Poi è arrivata la crisi e la Ford ha smesso di essere un colosso: per tamponare le perdite (30 miliardi nel triennio 2006-2008) e investire sulla qualità dei nuovi prodotti il gruppo ha venduto, pezzo per pezzo, la sua corona. L'Aston Martin nel 2007, Jaguar e Land Rover due anni fa e ora Volvo, mentre anche la quota residua di Mazda è in via di liquidazione. È la strategia di Alan Mulally, il capo arrivato a Detroit dalla Boeing, dove aveva diretto lo sviluppo di jet come i B777, che ha deciso di concentrare tutte le energie sul core business del gruppo: le vetture Ford e quelle degli altri suoi due marchi americani, Lincoln e Mercury.

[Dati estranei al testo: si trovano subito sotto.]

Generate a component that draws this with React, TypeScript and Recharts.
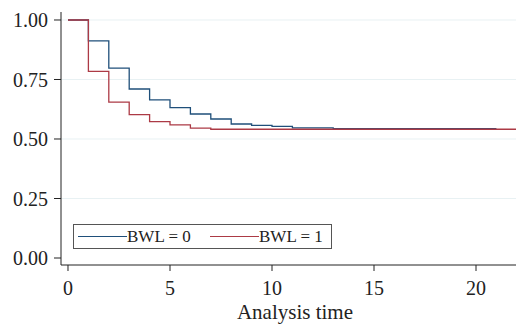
import React from 'react';
import { LineChart, Line, XAxis, YAxis, ReferenceLine } from 'recharts';

const times0 = [0, 1, 2, 3, 4, 5, 6, 7, 8, 9, 10, 11, 13, 21];
const surv0 = [1.0, 0.912, 0.798, 0.71, 0.664, 0.632, 0.605, 0.584, 0.563, 0.557, 0.553, 0.547, 0.544, 0.544];
const times1 = [0, 1, 2, 3, 4, 5, 6, 7, 22];
const surv1 = [1.0, 0.784, 0.655, 0.602, 0.573, 0.559, 0.546, 0.541, 0.541];
const xTicks = [0, 5, 10, 15, 20];
const yTicks = [0, 0.25, 0.5, 0.75, 1];
const gridValues = [0.25, 0.5, 0.75, 1];
const seriesNames = ['BWL = 0', 'BWL = 1'];
const colors = ['#1f4f7a', '#ac3a45'];

const data0 = times0.map((t, i) => ({ t, s: surv0[i] }));
const data1 = times1.map((t, i) => ({ t, s: surv1[i] }));

const FONT = '"Liberation Serif", "DejaVu Serif", serif';

export default function App() {
  return (
    <div style={{ position: 'absolute', left: 0, top: 0, width: 516, height: 324, fontFamily: FONT, background: '#fff' }}>
      <LineChart width={516} height={324} data={data0} margin={{ top: 12, right: 0, bottom: 0, left: 0 }}>
        {gridValues.map((v) => (
          <ReferenceLine key={v} y={v} stroke="#e8f1f3" strokeWidth={1} />
        ))}
        <XAxis
          type="number"
          dataKey="t"
          domain={[-0.343, 21.96]}
          allowDataOverflow
          ticks={xTicks}
          height={59}
          tickSize={6}
          tickMargin={10}
          stroke="#222"
          tick={{ fill: '#222', fontSize: 20, fontFamily: FONT }}
          label={{ value: 'Analysis time', position: 'insideBottom', offset: 5, dx: 6.5, fill: '#222', fontSize: 21, fontFamily: FONT }}
        />
        <YAxis
          type="number"
          domain={[-0.0294, 1.0336]}
          allowDataOverflow
          ticks={yTicks}
          width={61}
          tickSize={7}
          tickMargin={6}
          stroke="#222"
          tickFormatter={(v: number) => v.toFixed(2)}
          tick={{ fill: '#222', fontSize: 20, fontFamily: FONT }}
        />
        <Line data={data0} dataKey="s" type="stepAfter" stroke={colors[0]} strokeWidth={1.3} dot={false} activeDot={false} isAnimationActive={false} name={seriesNames[0]} />
        <Line data={data1} dataKey="s" type="stepAfter" stroke={colors[1]} strokeWidth={1.3} dot={false} activeDot={false} isAnimationActive={false} name={seriesNames[1]} />
      </LineChart>
      <div
        style={{
          position: 'absolute',
          left: 73,
          top: 224,
          width: 259,
          height: 25,
          border: '1px solid #555',
          boxSizing: 'border-box',
          background: '#fff',
          fontSize: 17,
          color: '#222',
        }}
      >
        {seriesNames.map((name, i) => (
          <div
            key={name}
            style={{ position: 'absolute', left: i === 0 ? 4 : 136, top: 0, height: 23, display: 'flex', alignItems: 'center', whiteSpace: 'nowrap' }}
          >
            <span style={{ display: 'inline-block', width: 49, height: 0, borderTop: `1.3px solid ${colors[i]}` }} />
            <span style={{ lineHeight: '23px' }}>{name}</span>
          </div>
        ))}
      </div>
    </div>
  );
}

Zhe Jiang Geely, l'azienda di Li Shufu, ha dimensioni produttive più o meno analoghe a quelle della Volvo (329 mila veicoli prodotti nel 2009 contro i circa 300 mila del gruppo scandinavo), ma è in rapidissimo sviluppo: quest'anno conta di vendere 410 mila veicoli e vuole arrivare a quota due milioni entro il 2015. Anche grazie alla Volvo che, promette il nuovo padrone, rimarrà un'azienda autonoma con testa e stabilimenti in Svezia, ma raddoppierà la produzione grazie alla costruzione di un nuovo impianto a Pechino capace di realizzare 300 mila Volvo l'anno da vendere in Cina e nel resto dell'Asia.

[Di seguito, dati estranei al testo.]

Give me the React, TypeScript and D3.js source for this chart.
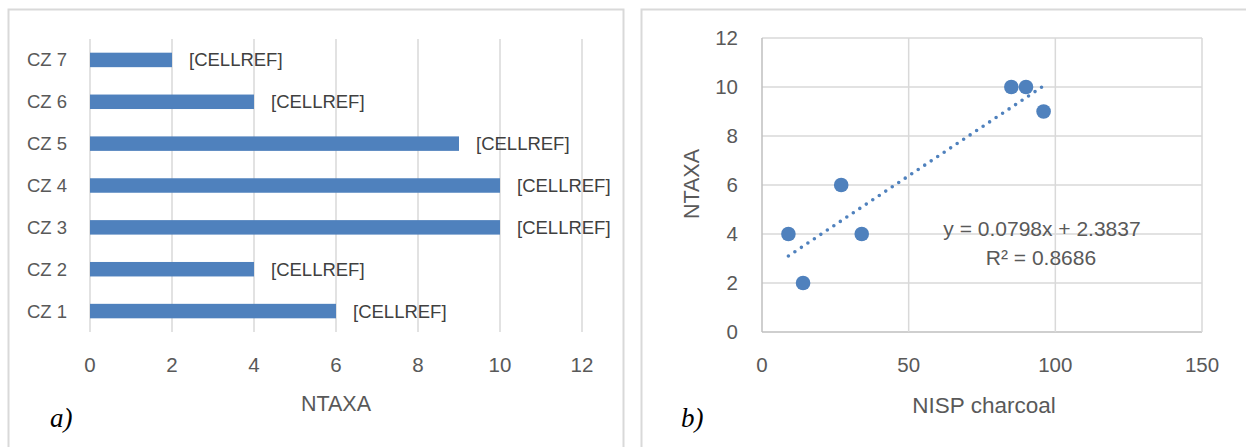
import React from "react";
import * as d3 from "d3";

// ---- data ----
const categories = ["CZ 1", "CZ 2", "CZ 3", "CZ 4", "CZ 5", "CZ 6", "CZ 7"];
const ntaxa = [6, 4, 10, 10, 9, 4, 2];
const barLabel = "[CELLREF]";
const barTicks = [0, 2, 4, 6, 8, 10, 12];

const nispCharcoal = [9, 14, 27, 34, 85, 90, 96];
const ntaxaScatter = [4, 2, 6, 4, 10, 10, 9];
const scatterXTicks = [0, 50, 100, 150];
const scatterYTicks = [0, 2, 4, 6, 8, 10, 12];
const slope = 0.0798;
const intercept = 2.3837;
const equationText = "y = 0.0798x + 2.3837";
const r2Text = "R² = 0.8686";

const TEXT = "#595959";
const GRID = "#D9D9D9";
const AXIS = "#BFBFBF";
const BLUE = "#4F81BD";
const FONT = "'Liberation Sans', Arial, sans-serif";

export default function App() {
  // left chart scales
  const xb = d3.scaleLinear().domain([0, 12]).range([90, 582]);
  const yb = d3
    .scaleBand<string>()
    .domain([...categories].reverse())
    .range([39, 332])
    .paddingInner(0.654)
    .paddingOuter(0.327);

  // right chart scales
  const xs = d3.scaleLinear().domain([0, 150]).range([762, 1202]);
  const ys = d3.scaleLinear().domain([0, 12]).range([332, 38]);
  const xMin = d3.min(nispCharcoal) as number;
  const xMax = d3.max(nispCharcoal) as number;
  const trend = d3
    .line<number>()
    .x((d) => xs(d))
    .y((d) => ys(slope * d + intercept));

  return (
    <svg
      width={1246}
      height={447}
      style={{ position: "absolute", left: 0, top: 0, background: "#fff" }}
      fontFamily={FONT}
    >
      <rect x={0} y={0} width={1246} height={447} fill="#fff" />
      {/* panel borders */}
      <path d="M8.5,460 V9.5 H623.5 V460" fill="none" stroke={GRID} strokeWidth={2} />
      <path d="M641.5,460 V9.5 H1260" fill="none" stroke={GRID} strokeWidth={2} />

      {/* ---------- left: bar chart ---------- */}
      {barTicks.map((t) => (
        <line key={"g" + t} x1={xb(t)} x2={xb(t)} y1={39} y2={332} stroke={GRID} strokeWidth={1.5} />
      ))}
      {categories.map((c, i) => (
        <g key={c}>
          <rect
            x={xb(0)}
            y={yb(c)!}
            width={xb(ntaxa[i]) - xb(0)}
            height={yb.bandwidth()}
            fill={BLUE}
          />
          <text
            x={xb(ntaxa[i]) + 17}
            y={yb(c)! + yb.bandwidth() / 2}
            dy="0.35em"
            fontSize={18.5}
            fill="#404040"
          >
            {barLabel}
          </text>
          <text
            x={67}
            y={yb(c)! + yb.bandwidth() / 2}
            dy="0.35em"
            textAnchor="end"
            fontSize={18.5}
            fill={TEXT}
          >
            {c}
          </text>
        </g>
      ))}
      {barTicks.map((t) => (
        <text key={"t" + t} x={xb(t)} y={372} textAnchor="middle" fontSize={20.5} fill={TEXT}>
          {t}
        </text>
      ))}
      <text x={336} y={411} textAnchor="middle" fontSize={21.5} fill={TEXT}>
        NTAXA
      </text>
      <text x={50} y={427} fontSize={27} fontStyle="italic" fontFamily="'Liberation Serif', 'Times New Roman', serif" fill="#000">
        a)
      </text>

      {/* ---------- right: scatter ---------- */}
      {scatterYTicks.map((t) => (
        <line key={"sy" + t} x1={762} x2={1202} y1={ys(t)} y2={ys(t)} stroke={t === 0 ? AXIS : GRID} strokeWidth={1.5} />
      ))}
      {scatterXTicks.map((t) => (
        <line key={"sx" + t} x1={xs(t)} x2={xs(t)} y1={38} y2={332} stroke={t === 0 ? AXIS : GRID} strokeWidth={1.5} />
      ))}
      {scatterYTicks.map((t) => (
        <text key={"syt" + t} x={738} y={ys(t)} dy="0.35em" textAnchor="end" fontSize={20.5} fill={TEXT}>
          {t}
        </text>
      ))}
      {scatterXTicks.map((t) => (
        <text key={"sxt" + t} x={xs(t)} y={372} textAnchor="middle" fontSize={20.5} fill={TEXT}>
          {t}
        </text>
      ))}
      <path
        d={trend([xMin, xMax]) || ""}
        fill="none"
        stroke={BLUE}
        strokeWidth={3.6}
        strokeLinecap="round"
        strokeDasharray="0 7.8"
      />
      {nispCharcoal.map((x, i) => (
        <circle key={"p" + i} cx={xs(x)} cy={ys(ntaxaScatter[i])} r={7.3} fill={BLUE} />
      ))}
      <text x={1042} y={229} dy="0.35em" textAnchor="middle" fontSize={21} fill={TEXT}>
        {equationText}
      </text>
      <text x={1041} y={258} dy="0.35em" textAnchor="middle" fontSize={21} fill={TEXT}>
        {r2Text}
      </text>
      <text x={984} y={413} textAnchor="middle" fontSize={22.5} fill={TEXT}>
        NISP charcoal
      </text>
      <text
        transform={`translate(699,184) rotate(-90)`}
        textAnchor="middle"
        fontSize={21.5}
        fill={TEXT}
      >
        NTAXA
      </text>
      <text x={681} y={427} fontSize={27} fontStyle="italic" fontFamily="'Liberation Serif', 'Times New Roman', serif" fill="#000">
        b)
      </text>
    </svg>
  );
}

Li Shufu — un 47enne venuto dalla campagna che dal nulla ha costruito un impero passando dalla fotografia alla costruzione di componenti per frigoriferi, alle motociclette e, infine, alle auto — è un sognatore che ama pensare in grande, ma che, fino a ora, è riuscito a realizzare anche i progetti più temerari. All'inizio era stato preso sottogamba. In una Cina che ha assorbito lo stile imprenditoriale del capitalismo più brutale, Li è un'eccezione: un uomo affabile, che dialoga cordialmente con tutti. Anche eccentrico. Gira per Shanghai con un taxi londinese dipinto di bianco (è uno dei maggiori azionisti dell'azienda britannica che li produce). Addirittura un poeta i cui versi sono intessuti nel gigantesco tappeto che riempie l'ingresso del suo quartier generale.
Poi, però, il sognatore ha dimostrato di saperci fare con gli affari e, dietro la gentilezza, è spuntata anche una buona dose di spregiudicatezza. Oggi le sue aziende automobilistiche, che occupano nicchie nella produzione di vetture per la classe dirigente cinese, sono accusate di copiare le vetture europee, a cominciare dall' ammiraglia ribattezzata «baby Rolls Royce». Adesso non ci sarà più bisogno di copiare: la tecnologia Volvo è dei cinesi. Li, insomma, ha mostrato i denti, tanto che l'imprenditore «gentile» viene oggi spesso paragonato a capitalisti spietati dell'Ottocento e del primo Novecento come i Rockefeller e i Carnegie. Il padrone della Geely è, però, anche anche un battitore libero non privo di rapporti col governo e il Partito comunista. La Volvo cinese, così, è funzionale alla strategia di Pechino che sta rendendo la vita più difficile alle imprese occidentali. Da Google ai controlli minuziosi sulla qualità di molti prodotti importati, le barriere crescono ovunque.
Ce ne saranno di nuove anche per le aziende automobilistiche tedesche che fin qui hanno fornito le vetture usate dagli alti funzionari governativi. Presto quel parco andrà rinnovato: arriveranno altre Audi, Volkswagen e Mercedes o verranno preferite le Volvo «made in China»?